Im Streitfall hätten Sie früher beweisen müssen, dass der Fehler nicht durch unsachgemäße Handhabung aufgetreten ist, sondern schon bei Kauf vorhanden war und sich erst später ausgewirkt hat. Deshalb hatte man als Kunde früher da eher schlechte Karten – denn beweisen Sie so was mal! Diesen „Schwarzen Peter“ hat nun seit dem 1.Januar 2002 der Verkäufer (Händler, Kaufhaus etc.): Denn seitdem unterstellt das Gesetz, dass der Fehler schon in dem Moment vorhanden war, als der Verkäufer Ihnen die gekaufte Sache übergab.
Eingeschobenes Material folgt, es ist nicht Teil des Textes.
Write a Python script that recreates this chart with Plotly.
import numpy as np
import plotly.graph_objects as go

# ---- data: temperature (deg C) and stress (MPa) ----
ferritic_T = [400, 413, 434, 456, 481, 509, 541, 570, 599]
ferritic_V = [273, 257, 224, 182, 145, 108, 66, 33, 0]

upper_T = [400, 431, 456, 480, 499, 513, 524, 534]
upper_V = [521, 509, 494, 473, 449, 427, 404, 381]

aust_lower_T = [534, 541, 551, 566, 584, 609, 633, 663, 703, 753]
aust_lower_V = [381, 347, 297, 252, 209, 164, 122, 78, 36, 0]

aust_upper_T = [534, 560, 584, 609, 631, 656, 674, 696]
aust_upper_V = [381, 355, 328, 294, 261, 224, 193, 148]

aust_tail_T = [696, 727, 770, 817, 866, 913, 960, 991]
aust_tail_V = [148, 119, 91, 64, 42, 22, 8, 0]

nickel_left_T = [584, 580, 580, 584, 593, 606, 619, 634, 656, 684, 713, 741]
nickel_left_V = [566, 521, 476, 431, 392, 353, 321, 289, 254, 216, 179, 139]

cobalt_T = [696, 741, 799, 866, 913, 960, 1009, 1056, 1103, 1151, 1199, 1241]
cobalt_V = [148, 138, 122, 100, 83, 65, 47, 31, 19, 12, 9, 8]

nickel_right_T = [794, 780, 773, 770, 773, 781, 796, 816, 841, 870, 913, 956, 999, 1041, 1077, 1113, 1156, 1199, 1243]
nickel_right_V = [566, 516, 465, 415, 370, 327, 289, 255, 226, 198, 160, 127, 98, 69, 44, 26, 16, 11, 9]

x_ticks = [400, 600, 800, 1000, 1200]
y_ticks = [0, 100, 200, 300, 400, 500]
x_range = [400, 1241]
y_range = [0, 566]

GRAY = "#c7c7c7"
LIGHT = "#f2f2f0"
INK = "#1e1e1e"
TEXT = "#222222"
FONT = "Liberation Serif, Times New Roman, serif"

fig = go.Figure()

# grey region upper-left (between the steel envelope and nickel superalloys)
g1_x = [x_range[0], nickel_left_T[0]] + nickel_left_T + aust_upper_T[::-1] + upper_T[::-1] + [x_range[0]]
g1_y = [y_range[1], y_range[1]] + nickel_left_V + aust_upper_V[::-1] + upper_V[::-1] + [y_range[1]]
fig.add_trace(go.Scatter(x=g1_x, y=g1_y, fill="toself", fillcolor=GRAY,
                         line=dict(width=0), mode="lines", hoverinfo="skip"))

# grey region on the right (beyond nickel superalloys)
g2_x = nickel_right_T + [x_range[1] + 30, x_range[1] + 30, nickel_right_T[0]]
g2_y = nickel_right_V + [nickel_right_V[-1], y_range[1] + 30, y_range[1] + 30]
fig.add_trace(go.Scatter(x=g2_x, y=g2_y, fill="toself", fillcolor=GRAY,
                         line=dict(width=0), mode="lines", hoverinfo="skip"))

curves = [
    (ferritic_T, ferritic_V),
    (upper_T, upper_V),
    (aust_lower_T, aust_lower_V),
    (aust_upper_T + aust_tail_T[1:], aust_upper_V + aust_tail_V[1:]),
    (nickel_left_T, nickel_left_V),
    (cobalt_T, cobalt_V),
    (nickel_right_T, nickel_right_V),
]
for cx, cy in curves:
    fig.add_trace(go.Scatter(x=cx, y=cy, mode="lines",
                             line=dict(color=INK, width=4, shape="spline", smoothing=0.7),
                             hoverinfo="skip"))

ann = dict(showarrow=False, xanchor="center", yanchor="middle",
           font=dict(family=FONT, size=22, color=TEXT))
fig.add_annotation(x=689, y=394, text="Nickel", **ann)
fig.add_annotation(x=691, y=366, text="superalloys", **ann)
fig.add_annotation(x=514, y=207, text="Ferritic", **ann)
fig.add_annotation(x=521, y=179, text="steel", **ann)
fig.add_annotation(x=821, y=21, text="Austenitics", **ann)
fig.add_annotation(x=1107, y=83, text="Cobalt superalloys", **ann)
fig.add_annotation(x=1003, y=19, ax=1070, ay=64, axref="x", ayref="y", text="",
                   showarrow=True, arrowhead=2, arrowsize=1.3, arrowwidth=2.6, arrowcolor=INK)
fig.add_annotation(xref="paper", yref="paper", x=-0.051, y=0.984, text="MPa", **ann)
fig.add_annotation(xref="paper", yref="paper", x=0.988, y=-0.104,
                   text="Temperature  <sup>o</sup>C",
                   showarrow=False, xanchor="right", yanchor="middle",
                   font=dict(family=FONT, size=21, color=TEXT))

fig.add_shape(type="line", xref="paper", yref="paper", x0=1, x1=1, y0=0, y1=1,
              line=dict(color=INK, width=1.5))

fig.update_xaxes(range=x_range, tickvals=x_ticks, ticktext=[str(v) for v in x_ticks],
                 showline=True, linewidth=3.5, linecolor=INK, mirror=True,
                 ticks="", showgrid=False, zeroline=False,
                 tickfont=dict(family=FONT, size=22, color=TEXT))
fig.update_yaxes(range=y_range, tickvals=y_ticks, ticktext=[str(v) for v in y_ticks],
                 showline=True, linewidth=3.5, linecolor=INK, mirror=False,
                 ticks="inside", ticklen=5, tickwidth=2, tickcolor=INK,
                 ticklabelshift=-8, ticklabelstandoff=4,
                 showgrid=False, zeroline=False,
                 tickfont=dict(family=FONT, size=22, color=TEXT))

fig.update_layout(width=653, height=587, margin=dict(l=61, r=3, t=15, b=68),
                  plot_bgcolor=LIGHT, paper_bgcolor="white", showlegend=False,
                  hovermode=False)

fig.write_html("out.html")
Das bedeutet, dass nunmehr der Verkäufer dem Käufer beweisen muss, dass der Fehler nicht schon in diesem Zeitpunkt da war, sondern erst später, etwa durch ein Verhalten des Käufers, verursacht wurde.

Allerdings gilt diese gesetzliche Unterstellung nur für die ersten sechs Monate nach Übergabe der gekauften Sache, und sie gilt nie, wenn beide Parteien Privatleute sind, sondern nur, wenn der Käufer ein Verbraucher und der Verkäufer Unternehmer ist.
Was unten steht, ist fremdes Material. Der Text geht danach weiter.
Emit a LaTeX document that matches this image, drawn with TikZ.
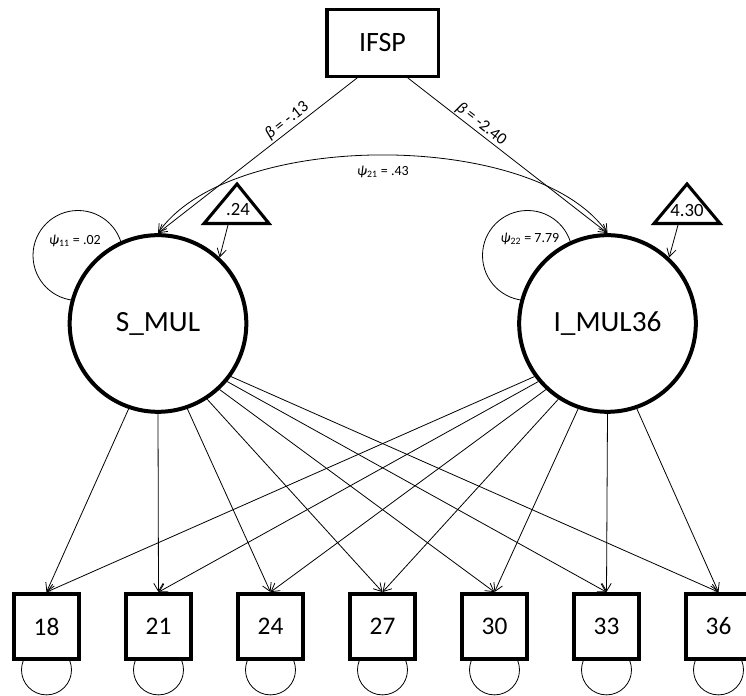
\documentclass[tikz,border=0pt]{standalone}
\usepackage{fontspec}
\setmainfont{Carlito}
\usetikzlibrary{arrows.meta,backgrounds}

\tikzset{
  obs/.style={draw, line width=2.6pt, fill=white, inner sep=0pt,
    minimum width=49pt, minimum height=49pt, font=\fontsize{19}{22}\selectfont},
  lat/.style={draw, circle, line width=3pt, fill=white, inner sep=0pt,
    minimum size=132.5pt, font=\fontsize{22}{26}\selectfont},
  path/.style={line width=0.6pt, -{Straight Barb[length=6pt,width=7pt]}},
  cov/.style={line width=0.6pt, {Straight Barb[length=6pt,width=7pt]}-{Straight Barb[length=6pt,width=7pt]}},
  lbl/.style={inner sep=1pt, font=\fontsize{10.5}{12}\selectfont},
  tri/.style={line width=2.3pt, line join=miter},
}

\begin{document}
\begin{tikzpicture}[x=0.75pt, y=0.75pt]
  \useasboundingbox (0,0) rectangle (746,696);

  \node[draw, line width=2.5pt, inner sep=0pt, minimum width=83.5pt, minimum height=50pt,
    font=\fontsize{21}{24}\selectfont] (IFSP) at (382.5,653) {IFSP};

  % 潜在変数
  \node[lat] (S) at (158,372.5) {S\_MUL};
  \node[lat] (I) at (607.5,372.5) {I\_MUL36};

  % 観測変数
  \foreach \v [count=\i from 0] in {18,21,...,36} {
    \node[obs] (o\v) at ({46.5+112*\i},69.5) {\v};
  }

  % 誤差
  \begin{pgfonlayer}{background}
    \foreach \v in {18,21,...,36} {
      \draw[line width=0.6pt] ([shift={(0,-9)}]o\v.south) circle[radius=25];
    }
    \draw[line width=0.6pt] ([shift={(-80,68)}]S.center) circle[radius=45];
    \draw[line width=0.6pt] ([shift={(-80,68)}]I.center) circle[radius=45];
  \end{pgfonlayer}

  % 切片
  \draw[tri] (204,472.5) -- (237,512) -- (269,472.5) -- cycle;
  \node[font=\fontsize{14}{16}\selectfont] (m1) at (238,486) {.24};
  \coordinate (t1) at (228,471);
  \draw[tri] (654,472.5) -- (687,512) -- (720,472.5) -- cycle;
  \node[font=\fontsize{14}{16}\selectfont] (m2) at (687,485) {4.30};
  \coordinate (t2) at (678,471);
  \draw[path] (t1) -- (S.47);
  \draw[path] (t2) -- (I.47);

  \draw[path] (IFSP.234) -- (S.north);
  \draw[path] (IFSP.-54) -- (I.north);
  \draw[cov] (S.north) .. controls +(72,104) and +(-72,104) .. (I.north);

  \foreach \b/\a in {18/251,21/270,24/289,27/303,30/313,33/320,36/324}
    \draw[path] (S.\a) -- (o\b.north);
  \foreach \b/\a in {18/216,21/220,24/227,27/237,30/251,33/270,36/289}
    \draw[path] (I.\a) -- (o\b.north);

  % ラベル
  \node[lbl, font=\fontsize{12.5}{14}\selectfont, rotate=38] (b1) at (287,575) {\textit{β} = -.13};
  \node[lbl, font=\fontsize{12.5}{14}\selectfont, rotate=-38] (b2) at (481,572) {\textit{β} = -2.40};
  \node[lbl] (p21) at (383,524) {\textit{ψ}\textsubscript{21} = .43};
  \node[lbl] (p11) at (75,455) {\textit{ψ}\textsubscript{11} = .02};
  \node[lbl] (p22) at (530,457) {\textit{ψ}\textsubscript{22} = 7.79};
\end{tikzpicture}
\end{document}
Ist das aber der Fall, und stellt sich in den ersten sechs Monaten ein Fehler der Kaufsache heraus, dann brauchen Sie sich nicht mehr durch die Bemerkung, Sie seien es wohl selber schuld, einschüchtern oder abwimmeln zu lassen:

Bestehen Sie auf Ihrem Standpunkt und weisen Sie den Verkäufer darauf hin, dass er die Beweislast dafür trägt, dass der Fehler NICHT schon bei Übergabe vorhanden war.

Oft sehen Sie sich dann mit dem nächsten Problem konfrontiert:

Da wird einem dann gesagt, nein, das müssen wir erst an den Hersteller einschicken, damit der entscheidet, ob sich eine Reparatur lohnt.

Auch darauf müssen Sie sich grundsätzlich NICHT einlassen:

Sie haben nämlich nach dem Gesetz grundsätzlich die freie Wahl zwischen Nachbesserung (Reparatur) oder Ersatzlieferung (Lieferung eines fehlerfreien neuen Gegenstands statt des alten fehlerhaften).

Diese Rechte (und ggf. noch andere oder darüber hinausgehende) haben Sie natürlich noch nach Ablauf der ersten sechs Monate, nämlich zwei Jahre lang; nur liegt nach Ablauf der sechs Monate die Beweislast dafür, dass der Fehler schon bei Übergabe vorhanden war, wieder bei Ihnen.

In Zweifelsfällen sollten Sie rechtzeitig anwaltlichen Rat einholen.